Hetman in a Wig. External Forms of Representation of the Hetman Kyrylo Rozumovskyi’s Power
Keywords:Hetmanate, Kyrylo Rozumovskyi, Hetman, ceremonial, semiotics
The article deals with the transformations of visual representations of power of the last hetman of Cossack Ukraine Kyrylo Rozumovskyi (1750-1764). The traditional elements of the ruling elite’s representation included the court of the ruler with its hierarchy, system of political roles, staff, etiquette and ceremonial, capital and numerous residences. Among the hetman, various groups of nobles, courtiers, attendants, representatives of the social strata took part in the performative actions.

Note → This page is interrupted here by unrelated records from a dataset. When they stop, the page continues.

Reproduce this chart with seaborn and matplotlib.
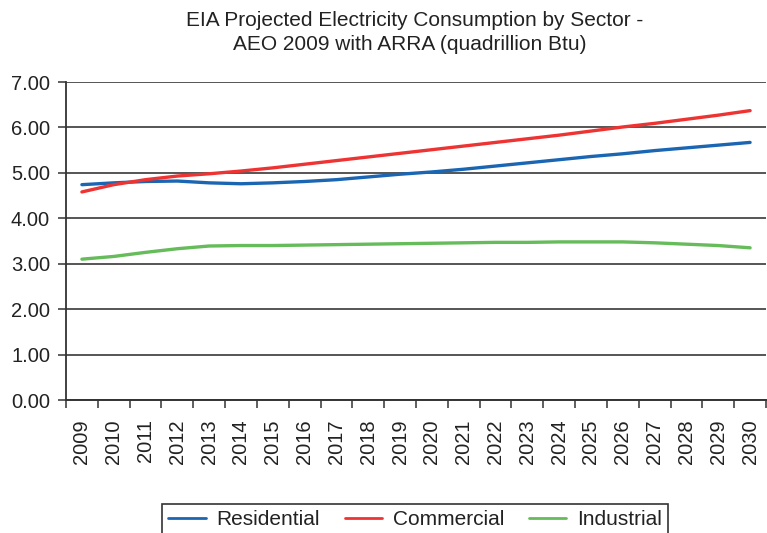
import matplotlib
matplotlib.use("Agg")
import matplotlib.pyplot as plt
import numpy as np
import pandas as pd
import seaborn as sns

years = [str(y) for y in range(2009, 2031)]
residential = [4.74, 4.78, 4.81, 4.82, 4.78, 4.76, 4.78, 4.81, 4.85, 4.91, 4.97,
               5.02, 5.08, 5.15, 5.22, 5.29, 5.36, 5.42, 5.49, 5.55, 5.61, 5.67]
commercial = [4.58, 4.74, 4.85, 4.93, 4.98, 5.04, 5.11, 5.19, 5.27, 5.35, 5.43,
              5.51, 5.59, 5.67, 5.75, 5.83, 5.92, 6.01, 6.09, 6.18, 6.27, 6.37]
industrial = [3.10, 3.16, 3.25, 3.33, 3.39, 3.40, 3.40, 3.41, 3.42, 3.43, 3.44,
              3.45, 3.46, 3.47, 3.47, 3.48, 3.48, 3.48, 3.46, 3.43, 3.40, 3.35]
series_names = ["Residential", "Commercial", "Industrial"]
y_ticks = [0, 1, 2, 3, 4, 5, 6, 7]

frames = []
for name, vals in zip(series_names, [residential, commercial, industrial]):
    frames.append(pd.DataFrame({"pos": np.arange(len(years)), "value": vals, "sector": name}))
df = pd.concat(frames, ignore_index=True)

sns.set_style("white")
plt.rcParams["font.family"] = ["Liberation Sans", "DejaVu Sans"]
plt.rcParams["xtick.bottom"] = True
plt.rcParams["ytick.left"] = True

fig = plt.figure(figsize=(7.67, 5.33), dpi=100)
ax = fig.add_axes([66 / 767, 1 - 400 / 533, 700 / 767, (400 - 82) / 533])

palette = {"Residential": "#1a66b3", "Commercial": "#ee3333", "Industrial": "#66bb5a"}
sns.lineplot(data=df, x="pos", y="value", hue="sector", palette=palette,
             linewidth=2.4, ax=ax, legend=False)

ax.set_xlim(-0.5, len(years) - 0.5)
ax.set_ylim(0, 7)
ax.set_yticks(y_ticks)
ax.set_yticklabels([f"{v:.2f}" for v in y_ticks], fontsize=14.5, color="#222222")
ax.set_xticks(np.arange(len(years)))
ax.set_xticklabels(years, rotation=90, fontsize=14.5, color="#222222")
ax.set_xticks(np.arange(len(years) + 1) - 0.5, minor=True)
ax.tick_params(axis="x", which="major", length=0, pad=14)
ax.tick_params(axis="x", which="minor", bottom=True, length=5.5, width=1.1, color="#333333")
ax.tick_params(axis="y", which="major", left=True, length=6, width=1.1, color="#333333", pad=5.5)
ax.set_xlabel("")
ax.set_ylabel("")

ax.yaxis.grid(True, color="#555555", linewidth=1.4)
ax.set_axisbelow(True)
for side in ["top", "right"]:
    ax.spines[side].set_visible(False)
ax.spines["left"].set_color("#333333")
ax.spines["left"].set_linewidth(1.3)
ax.spines["bottom"].set_color("#333333")
ax.spines["bottom"].set_linewidth(1.4)

fig.text(415 / 767, 1 - 20 / 533, "EIA Projected Electricity Consumption by Sector -",
         ha="center", va="center", fontsize=15, color="#222222")
fig.text(410 / 767, 1 - 45 / 533, "AEO 2009 with ARRA (quadrillion Btu)",
         ha="center", va="center", fontsize=15, color="#222222")

handles = [plt.Line2D([], [], color=palette[n], linewidth=2.0) for n in series_names]
leg = fig.legend(handles, series_names, loc="upper center", ncol=3,
                 bbox_to_anchor=(415 / 767, 1 - 504 / 533), frameon=True,
                 fancybox=False, edgecolor="black", fontsize=15,
                 handlelength=1.8, columnspacing=1.2, borderpad=0.3,
                 handletextpad=0.5, borderaxespad=0)
leg.get_frame().set_linewidth(1.2)
for t in leg.get_texts():
    t.set_color("#222222")

fig.savefig("out.png", dpi=100)
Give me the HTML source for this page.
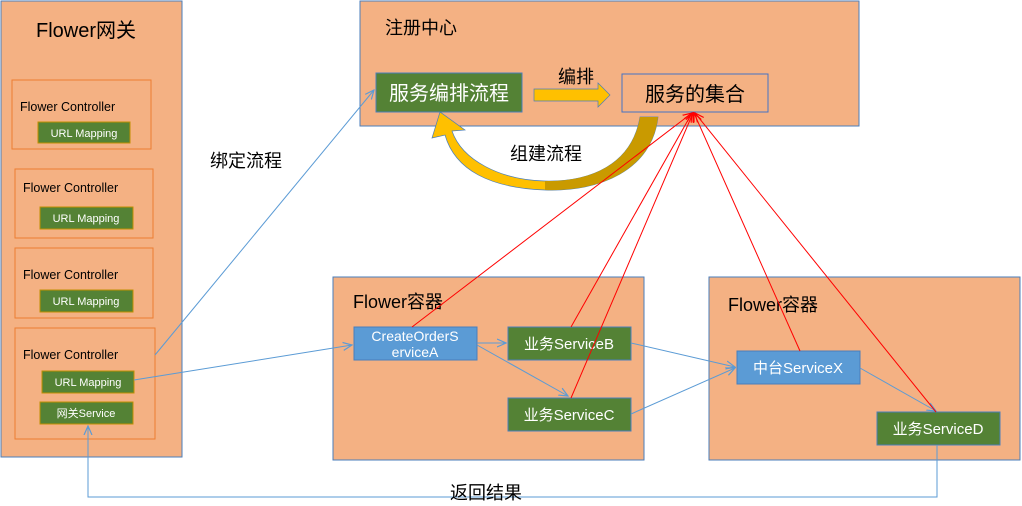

Political representational acts, including elections, inagurations, investitures, as well as religious and personal celebrations of rulers, such as, hunting and banquet, were the most common. Each action had its own ceremonial scenario that was full of explicit or hidden meanings. Rozumovskyi radically changed the ideology and forms of the external representation of the Hetman's power. Old clothing, churches and fortresses were replaced by the European cosmopolitan and secular courtly culture. Hetman preferred to look like a European nobleman. The cult of the head of the Cossack Troops, as the first knight among equals, transformed into the image of an enlightened ruler and protector of the Little Russian (Malorossia) country. The way of life of the Hetman's court changed significantly. While the traditional banquets and hunts preserved, the new artistic entertainments, such as concerts, spectacles, balls and masquerades, appeared. A renewed hetman’s capital in Baturin with its exquisite palace and park, university, state institutions and factories, reflected this new concept of power.The political aspect of symbols and ceremonials was especially important field of semantic changes. Being a relative of the ruling dynasty and possesing a hetman's title, Rozumovskyi placed himself outside the existing ruling hierarchies both in the Russian Empire and in the Hetmanate. As plans for the establishment of hereditary hetmanhood in Ukraine were made, the visual symbols of the future political project were formed. They combined a symbolism of the "Little Russian (Malorossian) nation" with the Rozumovskyi’s personal coat of arms and monograms. This symbiosis clearly reflected the political ambitions of the Hetman who wanted to see himself as a half-sovereign ruler.